Israeli historian sees Iran as dire threat

By Mischa Fierer

Dr. Benny Morris, an Israeli historian and professor at Ben Gurion University of the Negev, gave a talk entitled “Nuclear Iran: A Second Holocaust?” in the Social Sciences building on Wednesday. Morris’s discussion centered on Iran’s purported aim to use nuclear weapons to destroy the state of Israel. Around 100 students attended the event, sponsored by the Chicago Friends of Israel.

Morris contended that the situation was a clash of civilizations and that Israel and the West are facing an “existential challenge” similar to that before World War II. According to Morris, the direst threat now comes from Iran, which wants to “topple the West itself.” He argued that Iranian President Mahmoud Ahmadinejhad and his government are determined to develop nuclear weapons and to use them on Israel.

Israel’s retaliation for a nuclear strike on its homeland would involve the destruction of Iran, Morris said. But he also argued that this does not deter the Iranians. Those in power in Iran are irrational, “willing and eager to die” and even “willing to sacrifice Iran itself in order to destroy Israel,” Morris said.

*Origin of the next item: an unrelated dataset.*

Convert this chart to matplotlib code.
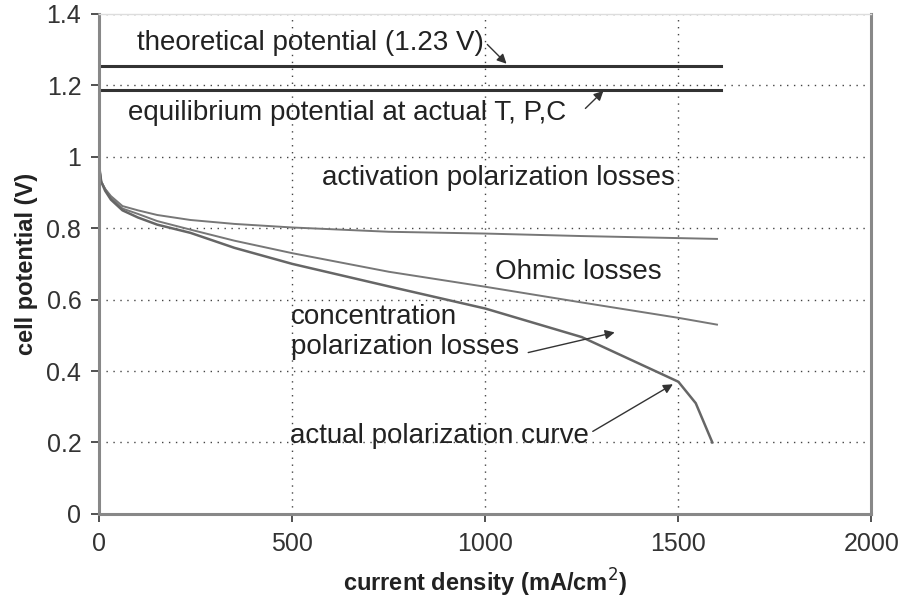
import matplotlib.pyplot as plt

plt.rcParams['font.family'] = ['Liberation Sans', 'DejaVu Sans']

# 理论电位与平衡电位
theo_x = [0, 1610]
theo_y = [1.255, 1.255]
equil_x = [0, 1610]
equil_y = [1.188, 1.188]

# 活化极化曲线
act_x = [0, 5, 15, 30, 60, 100, 150, 236, 350, 500, 750, 1000, 1250, 1600]
act_y = [0.97, 0.93, 0.91, 0.89, 0.862, 0.85, 0.837, 0.823, 0.812, 0.802, 0.79, 0.785, 0.778, 0.77]

# 欧姆损失曲线
ohm_x = [0, 5, 15, 30, 60, 100, 150, 236, 350, 500, 750, 1000, 1250, 1500, 1600]
ohm_y = [0.97, 0.93, 0.91, 0.885, 0.855, 0.84, 0.82, 0.796, 0.765, 0.73, 0.678, 0.636, 0.592, 0.549, 0.53]

# 实际极化曲线
real_x = [0, 5, 15, 30, 60, 100, 150, 236, 350, 500, 750, 1000, 1250, 1420, 1500, 1545, 1588]
real_y = [0.97, 0.93, 0.905, 0.88, 0.85, 0.83, 0.81, 0.787, 0.745, 0.70, 0.637, 0.575, 0.495, 0.41, 0.37, 0.31, 0.2]

fig, ax = plt.subplots(figsize=(9.03, 6.06), dpi=100)
fig.subplots_adjust(left=0.11, right=0.965, top=0.977, bottom=0.152)

ax.plot(theo_x, theo_y, color='#333333', lw=2.2)
ax.plot(equil_x, equil_y, color='#333333', lw=2.2)
ax.plot(act_x, act_y, color='#777777', lw=1.4)
ax.plot(ohm_x, ohm_y, color='#777777', lw=1.4)
ax.plot(real_x, real_y, color='#666666', lw=1.8)

ax.set_xlim(0, 2000)
ax.set_ylim(0, 1.4)
ax.set_xticks([0, 500, 1000, 1500, 2000])
ax.set_yticks([0, 0.2, 0.4, 0.6, 0.8, 1.0, 1.2, 1.4])
ax.set_yticklabels(['0', '0.2', '0.4', '0.6', '0.8', '1', '1.2', '1.4'])
ax.tick_params(labelsize=18, colors='#333333', length=6, width=1.2, pad=7)
ax.grid(True, linestyle=(0, (1, 4)), color='#444444', lw=1.0)

for s in ['left', 'bottom', 'right']:
    ax.spines[s].set_color('#888888')
    ax.spines[s].set_linewidth(2.2)
ax.spines['top'].set_color('#dddddd')
ax.spines['top'].set_linewidth(1)

ax.set_xlabel('current density (mA/cm$^2$)', fontsize=17, fontweight='bold', color='#222222', labelpad=8)
ax.set_ylabel('cell potential (V)', fontsize=17, fontweight='bold', color='#222222', labelpad=6)

fs = 20
tc = '#222222'
ax.text(98, 1.32, 'theoretical potential (1.23 V)', fontsize=fs, color=tc, va='center')
ax.text(75, 1.123, 'equilibrium potential at actual T, P,C', fontsize=fs, color=tc, va='center')
ax.text(578, 0.94, 'activation polarization losses', fontsize=fs, color=tc, va='center')
ax.text(1026, 0.678, 'Ohmic losses', fontsize=fs, color=tc, va='center')
ax.text(497, 0.51, 'concentration\npolarization losses', fontsize=fs, color=tc, va='center', linespacing=1.2)
ax.text(495, 0.218, 'actual polarization curve', fontsize=fs, color=tc, va='center')

arr = dict(arrowstyle='-|>', color='#333333', lw=1.0, mutation_scale=14)
ax.annotate('', xy=(1060, 1.255), xytext=(1000, 1.32), arrowprops=arr)
ax.annotate('', xy=(1311, 1.19), xytext=(1254, 1.13), arrowprops=arr)
ax.annotate('', xy=(1342, 0.51), xytext=(1104, 0.45), arrowprops=arr)
ax.annotate('', xy=(1492, 0.367), xytext=(1272, 0.227), arrowprops=arr)

plt.savefig('out.png')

Morris offered three solutions for averting his predicted disaster. He suggested total sanctions on Iran, endorsed by the United States, Russia, China, and Europe, but admitted international sanctions are unlikely. As an alternative, Morris advocated a United States military campaign against Iran, or, if the United States does not act, then Israeli “preemptive” nuclear strikes on Iran.

The nuclear option proved controversial for some audience members. When directly asked if he advocates using Israeli nuclear force on Iran, Morris said, “Between Israel’s destruction [by an Iranian nuclear attack] and destroying Iranian nuclear capability, also with nuclear weapons, I would favor the second.”

Many students questioned Morris’s certainty that the Iranian government is willing to sacrifice the state and the population of Iran for the sake of destroying Israel. Morris replied that because “Iranians talk about destroying Israel,” Israel must work to prevent Iran from attaining that capability. He spoke of a “Western notion that everyone is a Norwegian,” suggesting that those who argue that Iran has status-quo intentions are over-optimistic.

After the talk, many students expressed confusion, saying that this was a departure from Morris’s earlier views. Some students found it hard to believe that Iran intends to destroy Israel as well as itself. Rochelle Terman, a half-Iranian, half-Jewish third-year in the College said, “I think it’s unfortunate that people are so injected with fear.”